Flyers revel in clear air and on-time departures after two days of Sydney Airport chaos

Would-be passengers cool their heels in endless lines at the height of Sydney Airport's chaotic two days.

Would-be passengers cool their heels in endless lines at the height of Sydney Airport's chaotic two days. Photo: AAP

Passengers keen to reach their destinations more or less on time are heaving sighs of relief as the two days of chaos that crippled Australia’s busiest airport has mostly subsided.

The effect of strong winds combined with staffing shortfalls forced the cancellation of dozens of flights out of Sydney on Friday and Saturday, with pilots limited for safety reasons to a single runway.

The knock-on effect led to huge crowds spilling out of the terminal as the NSW school holidays began.

On Sunday morning, flight monitors showed most departures from domestic and international terminals at Sydney Airport leaving on time.

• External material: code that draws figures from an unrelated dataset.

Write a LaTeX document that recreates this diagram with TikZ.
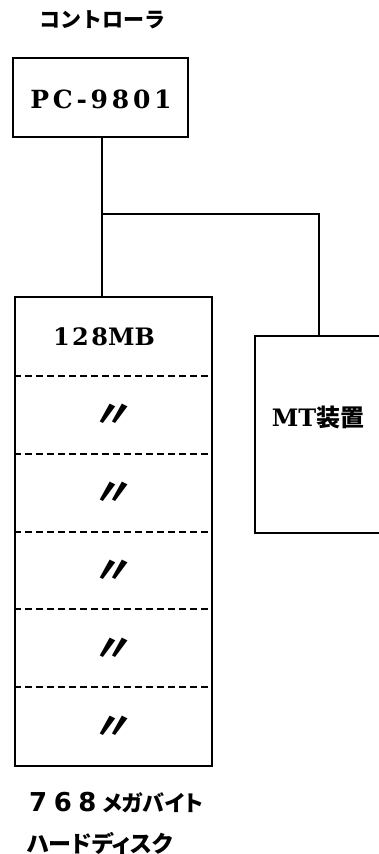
\documentclass[tikz,border=0pt]{standalone}
\usepackage{fontspec}
\setmainfont{DejaVu Serif}
\newfontfamily\cjk{Noto Sans CJK JP}
\newfontfamily\cjkp{Noto Sans CJK JP}[RawFeature=+palt]
\newfontfamily\sansdig{DejaVu Sans}[LetterSpace=25]
\newfontfamily\serifls{DejaVu Serif}[LetterSpace=15]
\newfontfamily\seriflsm{DejaVu Serif}[LetterSpace=10]
\begin{document}
\begin{tikzpicture}[x=1pt,y=-1pt,
  box/.style={draw,line width=1.6pt},
  wire/.style={line width=1.3pt},
  sep/.style={line width=1.5pt,dash pattern=on 7pt off 4pt},
  ditto/.style={font=\cjk\bfseries\fontsize{38}{38}\selectfont,inner sep=0pt,xslant=0.2},
  lbl/.style={inner sep=0pt}]
\useasboundingbox (0,0) rectangle (379,854);
\clip (0,0) rectangle (379,854);
% title
\node[lbl,font=\cjk\bfseries\fontsize{21}{21}\selectfont] (ctl) at (102,20) {コントローラ};
% PC box
\node[box,minimum width=175pt,minimum height=79pt,inner sep=0pt] (pc) at (100.5,97.5) {};
\node[lbl,font=\serifls\bfseries\fontsize{25}{25}\selectfont] (pct) at (101,99) {PC-9801};
% HDD box
\node[box,minimum width=197pt,minimum height=469pt,inner sep=0pt,anchor=north west] (hdd) at (14,296) {};
\coordinate (d1l) at (14,376); \coordinate (d1r) at (211,376);
\coordinate (d2l) at (14,454); \coordinate (d2r) at (211,454);
\coordinate (d3l) at (14,532); \coordinate (d3r) at (211,532);
\coordinate (d4l) at (14,609); \coordinate (d4r) at (211,609);
\coordinate (d5l) at (14,687); \coordinate (d5r) at (211,687);
\draw[sep] (d1l) -- (d1r);
\draw[sep] (d2l) -- (d2r);
\draw[sep] (d3l) -- (d3r);
\draw[sep] (d4l) -- (d4r);
\draw[sep] (d5l) -- (d5r);
\node[lbl,font=\bfseries\fontsize{24}{24}\selectfont] (mb) at (104,337) {{\seriflsm\bfseries 128}MB};
\node[ditto] (r2) at (114,416) {〃};
\node[ditto] (r3) at (114,494) {〃};
\node[ditto] (r4) at (114,572) {〃};
\node[ditto] (r5) at (114,650) {〃};
\node[ditto] (r6) at (114,728) {〃};
% MT box
\node[box,minimum width=140pt,minimum height=197pt,inner sep=0pt,anchor=north west] (mt) at (254,335) {};
\node[lbl,font=\bfseries\fontsize{24}{24}\selectfont] (mtt) at (318,417) {MT{\cjk\bfseries\fontsize{24}{24}\selectfont 装置}};
% connectors
\coordinate (j) at (102,214);
\coordinate (jr) at (319,214);
\draw[wire] (pc.south -| j) -- (j) -- (hdd.north -| j);
\draw[wire] (j) -- (jr) -- (mt.north -| jr);
% bottom labels
\node[lbl,anchor=west] (cap) at (29,803) {{\sansdig\bfseries\fontsize{26}{26}\selectfont 768}\hspace{6pt}{\cjkp\bfseries\fontsize{22}{22}\selectfont メガバイト}};
\node[lbl,anchor=west,font=\cjkp\bfseries\fontsize{23}{23}\selectfont] (hd) at (27,843) {ハードディスク};
\end{tikzpicture}
\end{document}
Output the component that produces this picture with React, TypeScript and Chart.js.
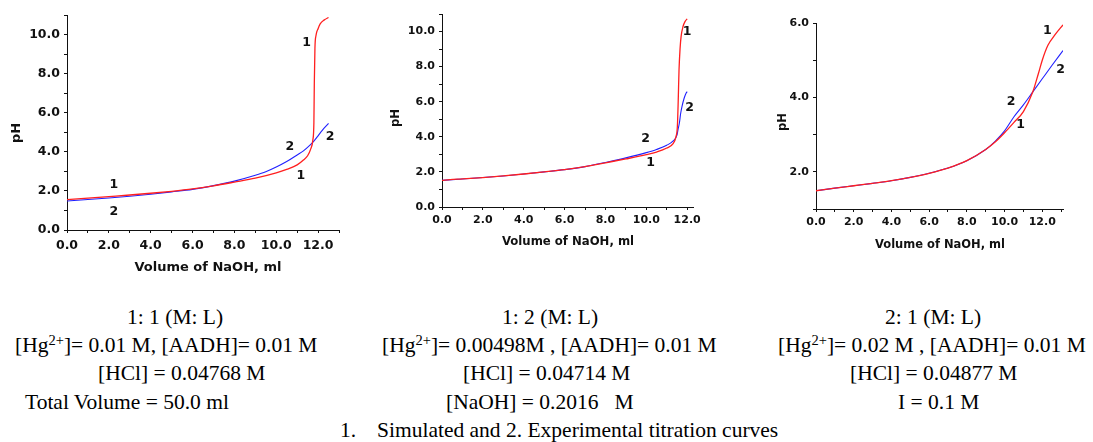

There are still some cancellations and delays, however, meaning would-be passengers are urged to check with their airlines. Arrival times are also mostly back on schedule.

Traffic controller Airservices Australia said it continues to closely monitor weather conditions to ensure safety.

The strong winds that caused two days of nationwide travel disruptions have abated, with the only wind warning in NSW on Sunday for the Eden coastline, south of Sydney.

Thousands inconvenienced

The airport chaos caused thousands to scramble to find new flights, with 18 departures out of Sydney cancelled and dozens more delayed on Saturday due to wind gusts of up to 45km/h, along with staffing issues.

More than 100 flights were cancelled on Friday and the disruption spread to airports across the country.

Staffing problems in Queensland airports are still leading to slower processing times for those flying into the Sunshine State, with no let-up in sight.

Travellers are urged to give themselves more time.

The Bureau of Meteorology recorded wind gusts of 30km/h at Sydney Airport at 5.30pm on Saturday as conditions eased slightly from 44km/h gusts recorded at 1pm.

Southwesterly winds averaging 15 to 20km/h – similar to those forecast for the airport on Saturday – are expected to continue on Sunday but will ease throughout the day and into the afternoon.

The ongoing impact of industry-wide disruptions is expected to cause more delays, a Virgin Australia spokesperson said.

Flight Centre Australia managing director Graham Turner told Nine’s Today program the delays and cancellations would probably continue for the next six months due to staff shortages.

“It’s a problem not only with air traffic controllers – you know, the airlines have a shortage of pilots,” he said.